— PROVIDED MATERIAL —

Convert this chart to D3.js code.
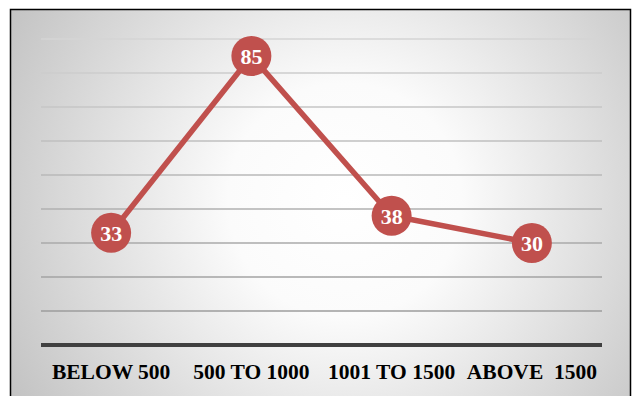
<!DOCTYPE html>
<html>
<head>
<meta charset="utf-8">
<script src="https://cdn.jsdelivr.net/npm/d3@7"></script>
<style>
  html, body { margin: 0; padding: 0; background: #ffffff; }
  svg { display: block; }
</style>
</head>
<body>
<svg id="chart" width="634" height="396"></svg>
<script>
// Monthly income bands and respondent counts
const categories = ["BELOW 500", "500 TO 1000", "1001 TO 1500", "ABOVE  1500"];
const values = [33, 85, 38, 30];
const gridTicks = [10, 20, 30, 40, 50, 60, 70, 80, 90];

const W = 634, H = 396;
const plot = { left: 41, right: 602, top: 39, bottom: 345 };
const lineColor = "#c0504d";

const svg = d3.select("#chart");
const defs = svg.append("defs");

const bg = defs.append("radialGradient")
  .attr("id", "bgGrad")
  .attr("gradientUnits", "userSpaceOnUse")
  .attr("cx", 345).attr("cy", 200).attr("r", 390);
bg.append("stop").attr("offset", "0").attr("stop-color", "#ffffff");
bg.append("stop").attr("offset", "0.3").attr("stop-color", "#fbfbfb");
bg.append("stop").attr("offset", "1").attr("stop-color", "#c2c2c2");

// Chart frame with soft radial shading
svg.append("rect")
  .attr("x", 10.5).attr("y", 9.5)
  .attr("width", 620).attr("height", 400)
  .attr("fill", "url(#bgGrad)")
  .attr("stroke", "#000000")
  .attr("stroke-width", 1.5);

const x = d3.scaleBand()
  .domain(categories)
  .range([plot.left, plot.right])
  .paddingInner(0).paddingOuter(0);

const y = d3.scaleLinear()
  .domain([0, 90])
  .range([plot.bottom, plot.top]);

// Horizontal gridlines, fading lighter toward the top
const gridShade = d3.scaleLinear().domain([10, 90]).range(["#9c9c9c", "#d4d4d4"]);
svg.append("g")
  .selectAll("line")
  .data(gridTicks)
  .join("line")
  .attr("x1", plot.left).attr("x2", plot.right)
  .attr("y1", d => y(d)).attr("y2", d => y(d))
  .attr("stroke", d => gridShade(d))
  .attr("stroke-width", 1.5);

// Category axis
const xAxis = svg.append("g")
  .attr("transform", `translate(0,${y(0)})`)
  .call(d3.axisBottom(x).tickSize(0).tickPadding(19));
xAxis.select(".domain")
  .attr("stroke", "#404040")
  .attr("stroke-width", 4)
  .attr("d", `M${plot.left},0H${plot.right}`);
xAxis.selectAll("text")
  .attr("fill", "#000000")
  .style("font-family", "'Liberation Serif', 'Times New Roman', serif")
  .style("font-weight", "bold")
  .style("font-size", "21.5px")
  .style("white-space", "pre")
  .attr("xml:space", "preserve");

const cx = d => x(d) + x.bandwidth() / 2;
const data = categories.map((c, i) => ({ c, v: values[i] }));

// Series line
svg.append("path")
  .datum(data)
  .attr("fill", "none")
  .attr("stroke", lineColor)
  .attr("stroke-width", 5.5)
  .attr("stroke-linejoin", "round")
  .attr("d", d3.line().x(d => cx(d.c)).y(d => y(d.v)));

// Value markers with labels
const pts = svg.append("g").selectAll("g")
  .data(data)
  .join("g")
  .attr("transform", d => `translate(${cx(d.c)},${y(d.v)})`);
pts.append("circle")
  .attr("r", 20)
  .attr("fill", lineColor);
pts.append("text")
  .attr("text-anchor", "middle")
  .attr("dy", "0.35em")
  .attr("fill", "#ffffff")
  .style("font-family", "'Liberation Serif', 'Times New Roman', serif")
  .style("font-weight", "bold")
  .style("font-size", "22px")
  .text(d => d.v);
</script>
</body>
</html>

— WHAT IS EXPECTED —
Working from the material above, transcribe it exactly while omitting pictures.

— COMPLETE OUTPUT —
Convert this chart to D3.js code.
<!DOCTYPE html>
<html>
<head>
<meta charset="utf-8">
<script src="https://cdn.jsdelivr.net/npm/d3@7"></script>
<style>
  html, body { margin: 0; padding: 0; background: #ffffff; }
  svg { display: block; }
</style>
</head>
<body>
<svg id="chart" width="634" height="396"></svg>
<script>
// Monthly income bands and respondent counts
const categories = ["BELOW 500", "500 TO 1000", "1001 TO 1500", "ABOVE  1500"];
const values = [33, 85, 38, 30];
const gridTicks = [10, 20, 30, 40, 50, 60, 70, 80, 90];

const W = 634, H = 396;
const plot = { left: 41, right: 602, top: 39, bottom: 345 };
const lineColor = "#c0504d";

const svg = d3.select("#chart");
const defs = svg.append("defs");

const bg = defs.append("radialGradient")
  .attr("id", "bgGrad")
  .attr("gradientUnits", "userSpaceOnUse")
  .attr("cx", 345).attr("cy", 200).attr("r", 390);
bg.append("stop").attr("offset", "0").attr("stop-color", "#ffffff");
bg.append("stop").attr("offset", "0.3").attr("stop-color", "#fbfbfb");
bg.append("stop").attr("offset", "1").attr("stop-color", "#c2c2c2");

// Chart frame with soft radial shading
svg.append("rect")
  .attr("x", 10.5).attr("y", 9.5)
  .attr("width", 620).attr("height", 400)
  .attr("fill", "url(#bgGrad)")
  .attr("stroke", "#000000")
  .attr("stroke-width", 1.5);

const x = d3.scaleBand()
  .domain(categories)
  .range([plot.left, plot.right])
  .paddingInner(0).paddingOuter(0);

const y = d3.scaleLinear()
  .domain([0, 90])
  .range([plot.bottom, plot.top]);

// Horizontal gridlines, fading lighter toward the top
const gridShade = d3.scaleLinear().domain([10, 90]).range(["#9c9c9c", "#d4d4d4"]);
svg.append("g")
  .selectAll("line")
  .data(gridTicks)
  .join("line")
  .attr("x1", plot.left).attr("x2", plot.right)
  .attr("y1", d => y(d)).attr("y2", d => y(d))
  .attr("stroke", d => gridShade(d))
  .attr("stroke-width", 1.5);

// Category axis
const xAxis = svg.append("g")
  .attr("transform", `translate(0,${y(0)})`)
  .call(d3.axisBottom(x).tickSize(0).tickPadding(19));
xAxis.select(".domain")
  .attr("stroke", "#404040")
  .attr("stroke-width", 4)
  .attr("d", `M${plot.left},0H${plot.right}`);
xAxis.selectAll("text")
  .attr("fill", "#000000")
  .style("font-family", "'Liberation Serif', 'Times New Roman', serif")
  .style("font-weight", "bold")
  .style("font-size", "21.5px")
  .style("white-space", "pre")
  .attr("xml:space", "preserve");

const cx = d => x(d) + x.bandwidth() / 2;
const data = categories.map((c, i) => ({ c, v: values[i] }));

// Series line
svg.append("path")
  .datum(data)
  .attr("fill", "none")
  .attr("stroke", lineColor)
  .attr("stroke-width", 5.5)
  .attr("stroke-linejoin", "round")
  .attr("d", d3.line().x(d => cx(d.c)).y(d => y(d.v)));

// Value markers with labels
const pts = svg.append("g").selectAll("g")
  .data(data)
  .join("g")
  .attr("transform", d => `translate(${cx(d.c)},${y(d.v)})`);
pts.append("circle")
  .attr("r", 20)
  .attr("fill", lineColor);
pts.append("text")
  .attr("text-anchor", "middle")
  .attr("dy", "0.35em")
  .attr("fill", "#ffffff")
  .style("font-family", "'Liberation Serif', 'Times New Roman', serif")
  .style("font-weight", "bold")
  .style("font-size", "22px")
  .text(d => d.v);
</script>
</body>
</html>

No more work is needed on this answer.